Word for word, print each line of the listing below; pictures stay out.
━━━ Raw data
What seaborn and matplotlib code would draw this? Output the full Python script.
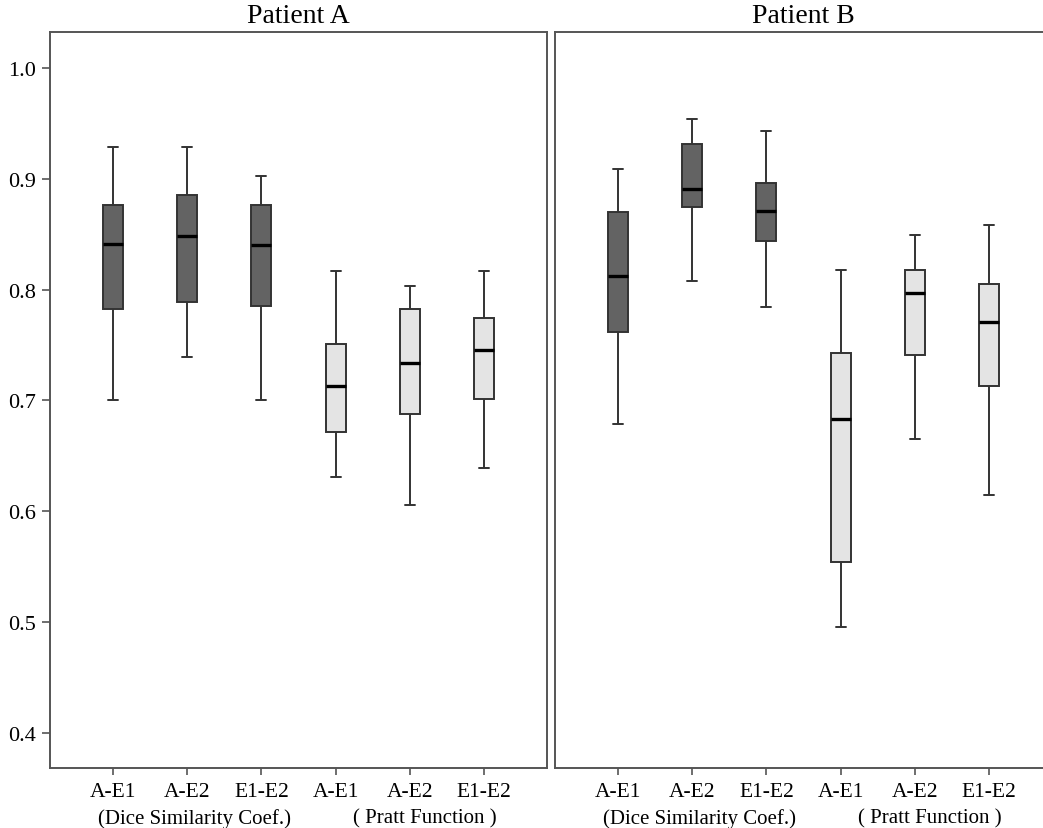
import numpy as np
import pandas as pd
import matplotlib
matplotlib.use("Agg")
import matplotlib.pyplot as plt
import seaborn as sns
from matplotlib.transforms import blended_transform_factory

sns.set_theme(style="white")
plt.rcParams["font.family"] = ["Liberation Serif", "DejaVu Serif"]
plt.rcParams["text.color"] = "black"
plt.rcParams["xtick.labelcolor"] = "black"
plt.rcParams["ytick.labelcolor"] = "black"

# ---- data (five-number summaries: whisker low, Q1, median, Q3, whisker high)
patients = ["Patient A", "Patient B"]
pairs = ["A-E1", "A-E2", "E1-E2"]
metrics = ["Dice", "Pratt"]
group_labels = ["(Dice Similarity Coef.)", "( Pratt Function )"]

a_dice = [[0.700, 0.783, 0.841, 0.876, 0.929],
          [0.739, 0.789, 0.848, 0.885, 0.929],
          [0.700, 0.785, 0.840, 0.876, 0.903]]
a_pratt = [[0.631, 0.672, 0.713, 0.751, 0.817],
           [0.606, 0.688, 0.734, 0.783, 0.803],
           [0.639, 0.701, 0.746, 0.774, 0.817]]
b_dice = [[0.679, 0.762, 0.812, 0.870, 0.909],
          [0.808, 0.875, 0.891, 0.931, 0.954],
          [0.784, 0.844, 0.871, 0.896, 0.943]]
b_pratt = [[0.496, 0.554, 0.683, 0.743, 0.818],
           [0.665, 0.741, 0.797, 0.818, 0.849],
           [0.615, 0.713, 0.771, 0.805, 0.858]]

y_ticks = [0.4, 0.5, 0.6, 0.7, 0.8, 0.9, 1.0]

summaries = {
    ("Patient A", "Dice"): a_dice, ("Patient A", "Pratt"): a_pratt,
    ("Patient B", "Dice"): b_dice, ("Patient B", "Pratt"): b_pratt,
}

rows = []
for (pat, met), groups in summaries.items():
    for pair, vals in zip(pairs, groups):
        for v in vals:
            rows.append({"patient": pat, "metric": met, "key": f"{met} {pair}", "value": v})
df = pd.DataFrame(rows)
order = [f"{m} {p}" for m in metrics for p in pairs]

palette = {"Dice": "#636363", "Pratt": "#e4e4e4"}

W, H = 1043, 829
fig = plt.figure(figsize=(W / 100, H / 100), dpi=100)
ax_bottom = 1 - 769 / H
ax_h = (769 - 33) / H
axes = [fig.add_axes([50 / W, ax_bottom, 497 / W, ax_h]),
        fig.add_axes([555 / W, ax_bottom, 497 / W, ax_h])]

spine_color = "#555555"
for ax, pat in zip(axes, patients):
    sub = df[df["patient"] == pat]
    sns.boxplot(data=sub, x="key", y="value", hue="metric", order=order,
                hue_order=metrics, palette=palette, dodge=False, width=0.27,
                whis=np.inf, saturation=1, linecolor="#333333", linewidth=1.4,
                medianprops={"color": "black", "linewidth": 2.4},
                legend=False, ax=ax)
    ax.set_xlim(-0.85, 5.85)
    ax.set_ylim(0.3684, 1.0325)
    ax.set_xticks(range(6))
    ax.set_xticklabels(pairs * 2, fontsize=15.5)
    ax.set_xlabel("")
    ax.set_ylabel("")
    ax.set_title(pat, fontsize=20, pad=7)
    for s in ax.spines.values():
        s.set_color(spine_color)
        s.set_linewidth(1.4)
    ax.tick_params(axis="x", length=5, width=1.2, color=spine_color, pad=5, bottom=True)
    trans = blended_transform_factory(ax.transData, ax.transAxes)
    ax.text(1.1, -0.055, group_labels[0], transform=trans, ha="center", va="top", fontsize=15)
    ax.text(4.2, -0.055, group_labels[1], transform=trans, ha="center", va="top", fontsize=15)

axes[0].set_yticks(y_ticks)
axes[0].set_yticklabels([f"{t:.1f}" for t in y_ticks], fontsize=16)
axes[0].tick_params(axis="y", length=6, width=1.2, color=spine_color, pad=4, left=True)
axes[1].set_yticks(y_ticks)
axes[1].tick_params(axis="y", left=False, labelleft=False)

fig.savefig("out.png", dpi=100)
━━━━━━
→ Result for this task
What seaborn and matplotlib code would draw this? Output the full Python script.
import numpy as np
import pandas as pd
import matplotlib
matplotlib.use("Agg")
import matplotlib.pyplot as plt
import seaborn as sns
from matplotlib.transforms import blended_transform_factory

sns.set_theme(style="white")
plt.rcParams["font.family"] = ["Liberation Serif", "DejaVu Serif"]
plt.rcParams["text.color"] = "black"
plt.rcParams["xtick.labelcolor"] = "black"
plt.rcParams["ytick.labelcolor"] = "black"

# ---- data (five-number summaries: whisker low, Q1, median, Q3, whisker high)
patients = ["Patient A", "Patient B"]
pairs = ["A-E1", "A-E2", "E1-E2"]
metrics = ["Dice", "Pratt"]
group_labels = ["(Dice Similarity Coef.)", "( Pratt Function )"]

a_dice = [[0.700, 0.783, 0.841, 0.876, 0.929],
          [0.739, 0.789, 0.848, 0.885, 0.929],
          [0.700, 0.785, 0.840, 0.876, 0.903]]
a_pratt = [[0.631, 0.672, 0.713, 0.751, 0.817],
           [0.606, 0.688, 0.734, 0.783, 0.803],
           [0.639, 0.701, 0.746, 0.774, 0.817]]
b_dice = [[0.679, 0.762, 0.812, 0.870, 0.909],
          [0.808, 0.875, 0.891, 0.931, 0.954],
          [0.784, 0.844, 0.871, 0.896, 0.943]]
b_pratt = [[0.496, 0.554, 0.683, 0.743, 0.818],
           [0.665, 0.741, 0.797, 0.818, 0.849],
           [0.615, 0.713, 0.771, 0.805, 0.858]]

y_ticks = [0.4, 0.5, 0.6, 0.7, 0.8, 0.9, 1.0]

summaries = {
    ("Patient A", "Dice"): a_dice, ("Patient A", "Pratt"): a_pratt,
    ("Patient B", "Dice"): b_dice, ("Patient B", "Pratt"): b_pratt,
}

rows = []
for (pat, met), groups in summaries.items():
    for pair, vals in zip(pairs, groups):
        for v in vals:
            rows.append({"patient": pat, "metric": met, "key": f"{met} {pair}", "value": v})
df = pd.DataFrame(rows)
order = [f"{m} {p}" for m in metrics for p in pairs]

palette = {"Dice": "#636363", "Pratt": "#e4e4e4"}

W, H = 1043, 829
fig = plt.figure(figsize=(W / 100, H / 100), dpi=100)
ax_bottom = 1 - 769 / H
ax_h = (769 - 33) / H
axes = [fig.add_axes([50 / W, ax_bottom, 497 / W, ax_h]),
        fig.add_axes([555 / W, ax_bottom, 497 / W, ax_h])]

spine_color = "#555555"
for ax, pat in zip(axes, patients):
    sub = df[df["patient"] == pat]
    sns.boxplot(data=sub, x="key", y="value", hue="metric", order=order,
                hue_order=metrics, palette=palette, dodge=False, width=0.27,
                whis=np.inf, saturation=1, linecolor="#333333", linewidth=1.4,
                medianprops={"color": "black", "linewidth": 2.4},
                legend=False, ax=ax)
    ax.set_xlim(-0.85, 5.85)
    ax.set_ylim(0.3684, 1.0325)
    ax.set_xticks(range(6))
    ax.set_xticklabels(pairs * 2, fontsize=15.5)
    ax.set_xlabel("")
    ax.set_ylabel("")
    ax.set_title(pat, fontsize=20, pad=7)
    for s in ax.spines.values():
        s.set_color(spine_color)
        s.set_linewidth(1.4)
    ax.tick_params(axis="x", length=5, width=1.2, color=spine_color, pad=5, bottom=True)
    trans = blended_transform_factory(ax.transData, ax.transAxes)
    ax.text(1.1, -0.055, group_labels[0], transform=trans, ha="center", va="top", fontsize=15)
    ax.text(4.2, -0.055, group_labels[1], transform=trans, ha="center", va="top", fontsize=15)

axes[0].set_yticks(y_ticks)
axes[0].set_yticklabels([f"{t:.1f}" for t in y_ticks], fontsize=16)
axes[0].tick_params(axis="y", length=6, width=1.2, color=spine_color, pad=4, left=True)
axes[1].set_yticks(y_ticks)
axes[1].tick_params(axis="y", left=False, labelleft=False)

fig.savefig("out.png", dpi=100)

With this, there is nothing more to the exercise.